The Matalas model extends the univariate Thomas-Fiering seasonal AR(1) to multiple sites by fitting a matrix autoregressive process to standardized monthly flows. A separate pair of transition matrices (autoregressive coefficients and innovation structure) is estimated for each of the 12 calendar-month transitions, capturing both temporal persistence and contemporaneous spatial dependence across a network of gauges.

Notation¶

Symbol	Description
\(\mathbf{Q}_t \in \mathbb{R}^S\)	Observed monthly flow vector at time \(t\) across \(S\) sites
\(\hat{\mathbf{Q}}_t\)	Synthetic monthly flow vector at time \(t\)
\(\mathbf{Z}_t \in \mathbb{R}^S\)	Standardized flow vector at time \(t\)
\(m(t)\)	Calendar month corresponding to time \(t\), \(m \in \{1, \ldots, 12\}\)
\(\boldsymbol{\mu}_m \in \mathbb{R}^S\)	Vector of site means for month \(m\)
\(\boldsymbol{\sigma}_m \in \mathbb{R}^S\)	Vector of site standard deviations for month \(m\)
\(\mathbf{S}_0^{(m)} \in \mathbb{R}^{S \times S}\)	Lag-0 cross-correlation matrix for month \(m\)
\(\mathbf{S}_1^{(m)} \in \mathbb{R}^{S \times S}\)	Lag-1 cross-correlation matrix (month \(m+1\) on month \(m\))
\(\mathbf{A}^{(m)} \in \mathbb{R}^{S \times S}\)	Autoregressive coefficient matrix for the transition from month \(m\) to \(m+1\)
\(\mathbf{B}^{(m)} \in \mathbb{R}^{S \times S}\)	Lower Cholesky factor of the innovation covariance
\(\boldsymbol{\varepsilon}_t \in \mathbb{R}^S\)	Independent standard normal innovation vector
\(N\)	Number of complete years in the historical record

Formulation¶

Standardization¶

An optional log transformation \(Q \mapsto \ln(Q + 1)\) may be applied first to reduce skewness. Flows are then standardized by monthly statistics:

\[ Z_{t,s} = \frac{Q_{t,s} - \mu_{m(t),s}}{\sigma_{m(t),s}}, \qquad s = 1, \ldots, S \]

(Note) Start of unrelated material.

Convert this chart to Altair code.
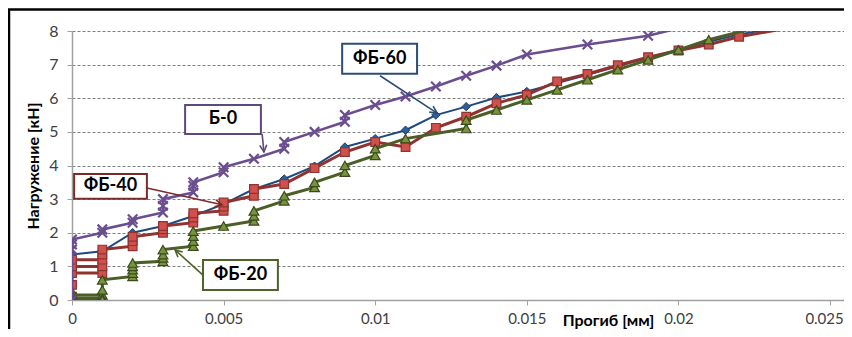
import math
import altair as alt
import pandas as pd

FONT = "Lato, 'Open Sans', sans-serif"

# ---------------- data ----------------
# Б-0 (purple, X markers)
b0_x = [0, 0, 0, 0, 0.001, 0.001, 0.002, 0.002, 0.003, 0.003, 0.003, 0.004, 0.004, 0.004,
        0.005, 0.005, 0.006, 0.007, 0.007, 0.008, 0.009, 0.009, 0.010, 0.011, 0.012, 0.013,
        0.014, 0.015, 0.017, 0.019, 0.021]
b0_y = [0, 1.5, 1.65, 1.8, 2.0, 2.1, 2.3, 2.4, 2.6, 2.8, 3.0, 3.2, 3.4, 3.5,
        3.8, 3.95, 4.2, 4.5, 4.7, 5.0, 5.3, 5.5, 5.8, 6.05, 6.35, 6.67,
        6.97, 7.3, 7.6, 7.86, 8.3]

# ФБ-60 (dark blue, diamonds)
f60_x = [0, 0, 0, 0, 0.001, 0.002, 0.003, 0.004, 0.005, 0.006, 0.007, 0.008, 0.009, 0.010,
         0.011, 0.012, 0.013, 0.014, 0.015, 0.016, 0.017, 0.018, 0.019, 0.020, 0.021, 0.022, 0.024]
f60_y = [0, 0.5, 1.0, 1.35, 1.45, 2.0, 2.2, 2.5, 2.85, 3.3, 3.6, 3.98, 4.55, 4.8,
         5.05, 5.5, 5.75, 6.02, 6.2, 6.45, 6.7, 6.95, 7.2, 7.45, 7.68, 7.9, 8.2]

# ФБ-40 (dark red, squares)
f40_x = [0, 0, 0, 0.001, 0.001, 0, 0, 0.001, 0.001, 0.001, 0.002, 0.002, 0.002, 0.003, 0.003, 0.003,
         0.004, 0.004, 0.004, 0.005, 0.005, 0.005, 0.006, 0.006, 0.007, 0.008, 0.009, 0.010,
         0.011, 0.012, 0.013, 0.014, 0.015, 0.016, 0.017, 0.018, 0.019, 0.020, 0.021, 0.022, 0.024]
f40_y = [0.1, 0.45, 0.8, 0.8, 1.0, 1.0, 1.2, 1.2, 1.35, 1.5, 1.6, 1.75, 1.88, 2.0, 2.1, 2.2,
         2.3, 2.45, 2.58, 2.65, 2.78, 2.9, 3.1, 3.3, 3.45, 3.92, 4.4, 4.7,
         4.55, 5.12, 5.45, 5.85, 6.1, 6.5, 6.72, 6.98, 7.22, 7.42, 7.6, 7.83, 8.15]

# ФБ-20 (dark green, triangles)
f20_x = [0, 0, 0.001, 0.001, 0, 0, 0.001, 0.001, 0.001, 0.002, 0.002, 0.002, 0.002, 0.002,
         0.003, 0.003, 0.003, 0.003, 0.004, 0.004, 0.004, 0.004, 0.005, 0.006, 0.006, 0.006,
         0.007, 0.007, 0.008, 0.008, 0.009, 0.009, 0.010, 0.010, 0.011, 0.013, 0.013, 0.014,
         0.015, 0.016, 0.017, 0.018, 0.019, 0.020, 0.021, 0.023]
f20_y = [0.25, 0.15, 0.15, 0.05, 0.05, 0.0, 0.0, 0.3, 0.6, 0.7, 0.8, 0.9, 1.0, 1.1,
         1.15, 1.25, 1.35, 1.5, 1.6, 1.75, 1.9, 2.05, 2.2, 2.35, 2.5, 2.65,
         2.95, 3.1, 3.35, 3.5, 3.8, 4.0, 4.3, 4.5, 4.8, 5.1, 5.35, 5.65,
         5.95, 6.25, 6.55, 6.85, 7.14, 7.44, 7.74, 8.2]

# axis ticks
x_ticks = [0, 0.005, 0.01, 0.015, 0.02, 0.025]
y_ticks = [0, 1, 2, 3, 4, 5, 6, 7, 8]

# call-out labels (boxes + arrows), in data units
ann_labels = ["ФБ-60", "Б-0", "ФБ-40", "ФБ-20"]
ann_colors = ["#2C4D75", "#5F497A", "#7B2C2A", "#4F6228"]
box_x1 = [0.00891, 0.00373, 0.00007, 0.00432]
box_x2 = [0.01138, 0.00623, 0.00247, 0.00679]
box_y1 = [6.73, 4.94, 3.01, 0.30]
box_y2 = [7.62, 5.80, 3.75, 1.19]
arr_x1 = [0.01016, 0.00627, 0.00247, 0.00432]
arr_y1 = [6.67, 4.94, 3.33, 0.74]
arr_x2 = [0.01204, 0.00633, 0.00495, 0.00340]
arr_y2 = [5.56, 4.40, 2.83, 1.49]

# ---------------- layout ----------------
W, H = 772, 269
X_MAX = 0.02546
Y_MAX = 8
PAD = {"left": 64, "top": 23, "right": 0, "bottom": 29}

xscale = alt.Scale(domain=[0, X_MAX], nice=False, zero=False)
yscale = alt.Scale(domain=[0, Y_MAX], nice=False, zero=False)

xaxis = alt.Axis(values=x_ticks, format="~g", title="Прогиб [мм]",
                 titleFontWeight="bold", titleFontSize=16, titleColor="black",
                 titleX=536, titleY=20, titleAlign="center", titleBaseline="middle",
                 labelFontSize=15, labelColor="#404040", labelPadding=6,
                 labelFlush=False, labelOverlap=False,
                 labelOffset={"condition": {"test": "datum.value >= 0.024", "value": -6},
                              "value": 0},
                 tickSize=5, tickColor="#A0A0A0", domainColor="#A0A0A0",
                 domainWidth=1.5, grid=False)
yaxis = alt.Axis(values=y_ticks, title="Нагружение [кН]",
                 titleFontWeight="bold", titleFontSize=16, titleColor="black",
                 titleX=-39, titleY=H / 2, titleAlign="center", titleBaseline="middle",
                 titleAngle=270,
                 labelFontSize=16, labelColor="#404040", labelPadding=9,
                 tickSize=5, tickColor="#A0A0A0", domainColor="#A0A0A0", domainWidth=1.5,
                 grid=True, gridDash=[3, 2], gridColor="#7F7F7F", gridWidth=1)

xenc = alt.X("x:Q", scale=xscale, axis=xaxis)
yenc = alt.Y("y:Q", scale=yscale, axis=yaxis)


def series(xs, ys, line_color, lw, point_kw):
    d = pd.DataFrame({"x": xs, "y": ys, "i": list(range(len(xs)))})
    base = alt.Chart(d)
    line = base.mark_line(color=line_color, strokeWidth=lw, clip=True).encode(
        x=xenc, y=yenc, order="i:Q")
    pts = base.mark_point(opacity=1, clip=True, **point_kw).encode(x=xenc, y=yenc)
    return [line, pts]


layers = []

# outer frame of the chart (top and left edges; the rest is cut off in the picture)
one_row = pd.DataFrame({"a": [0]})
frame_top = alt.Chart(one_row).mark_rule(color="black", strokeWidth=2.5).encode(
    x=alt.value(-PAD["left"]), x2=alt.value(W + PAD["right"]), y=alt.value(-PAD["top"] + 1.5))
frame_left = alt.Chart(one_row).mark_rule(color="black", strokeWidth=2.5).encode(
    x=alt.value(-PAD["left"] + 1), y=alt.value(-PAD["top"] + 1.5), y2=alt.value(H + PAD["bottom"]))
layers += [frame_top, frame_left]

layers += series(f60_x, f60_y, "#1F497D", 2,
                 dict(shape="diamond", filled=True, fill="#2E5F9A", stroke="#1F3F66",
                      strokeWidth=1, size=70))
layers += series(f40_x, f40_y, "#8E3330", 3,
                 dict(shape="square", filled=True, fill="#D0504C", stroke="#8E3330",
                      strokeWidth=1.2, size=75))
layers += series(f20_x, f20_y, "#4A5E25", 3,
                 dict(shape="triangle-up", filled=True, fill="#77933C", stroke="#3B4A1E",
                      strokeWidth=1.2, size=95))
layers += series(b0_x, b0_y, "#6B4E8F", 2.6,
                 dict(shape="M-1,-1L1,1M-1,1L1,-1", filled=False, stroke="#6B4E8F",
                      strokeWidth=2.2, size=90))

# call-outs
px_per_x = W / X_MAX
px_per_y = H / Y_MAX
angles = []
for a, b, c, d in zip(arr_x1, arr_y1, arr_x2, arr_y2):
    dx = (c - a) * px_per_x
    dy = -(d - b) * px_per_y
    angles.append(math.degrees(math.atan2(dx, -dy)) % 360)

ann = pd.DataFrame({
    "label": ann_labels, "color": ann_colors,
    "bx1": box_x1, "bx2": box_x2, "by1": box_y1, "by2": box_y2,
    "ax1": arr_x1, "ay1": arr_y1, "ax2": arr_x2, "ay2": arr_y2,
    "angle": angles,
})
ann["cx"] = (ann["bx1"] + ann["bx2"]) / 2
ann["cy"] = (ann["by1"] + ann["by2"]) / 2

for _, r in ann.iterrows():
    one = pd.DataFrame([r])
    base = alt.Chart(one)
    arrow = base.transform_calculate(x="datum.ax1", y="datum.ay1").mark_rule(
        color=r["color"], strokeWidth=1.6).encode(
        x=xenc, y=yenc, x2="ax2:Q", y2="ay2:Q")
    head = base.transform_calculate(x="datum.ax2", y="datum.ay2").mark_point(
        shape="M-0.5,1L0,0L0.5,1", filled=False, stroke=r["color"], strokeWidth=1.6,
        size=200, opacity=1, angle=float(r["angle"])).encode(x=xenc, y=yenc)
    box = base.transform_calculate(x="datum.bx1", y="datum.by1").mark_rect(
        fill="white", stroke=r["color"], strokeWidth=2).encode(
        x=xenc, y=yenc, x2="bx2:Q", y2="by2:Q")
    txt = base.transform_calculate(x="datum.cx", y="datum.cy").mark_text(
        font=FONT, fontSize=18, fontWeight="bold", color="black",
        align="center", baseline="middle").encode(x=xenc, y=yenc, text="label:N")
    layers += [arrow, head, box, txt]

chart = alt.layer(*layers).properties(
    width=W, height=H,
    autosize=alt.AutoSizeParams(type="none"),
    padding=PAD,
    background="white",
).configure(font=FONT).configure_view(strokeWidth=0)

chart.save("out.html", embed_options={"renderer": "svg", "actions": False})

where \(\mu_{m,s}\) and \(\sigma_{m,s}\) are the sample mean and standard deviation of site \(s\) in month \(m\).

Model Structure¶

The standardized flow vectors follow a periodic MAR(1) process:

\[ \mathbf{Z}_{t+1} = \mathbf{A}^{(m)} \mathbf{Z}_t + \mathbf{B}^{(m)} \boldsymbol{\varepsilon}_{t+1}, \qquad \boldsymbol{\varepsilon}_{t+1} \sim \mathcal{N}(\mathbf{0}, \mathbf{I}) \]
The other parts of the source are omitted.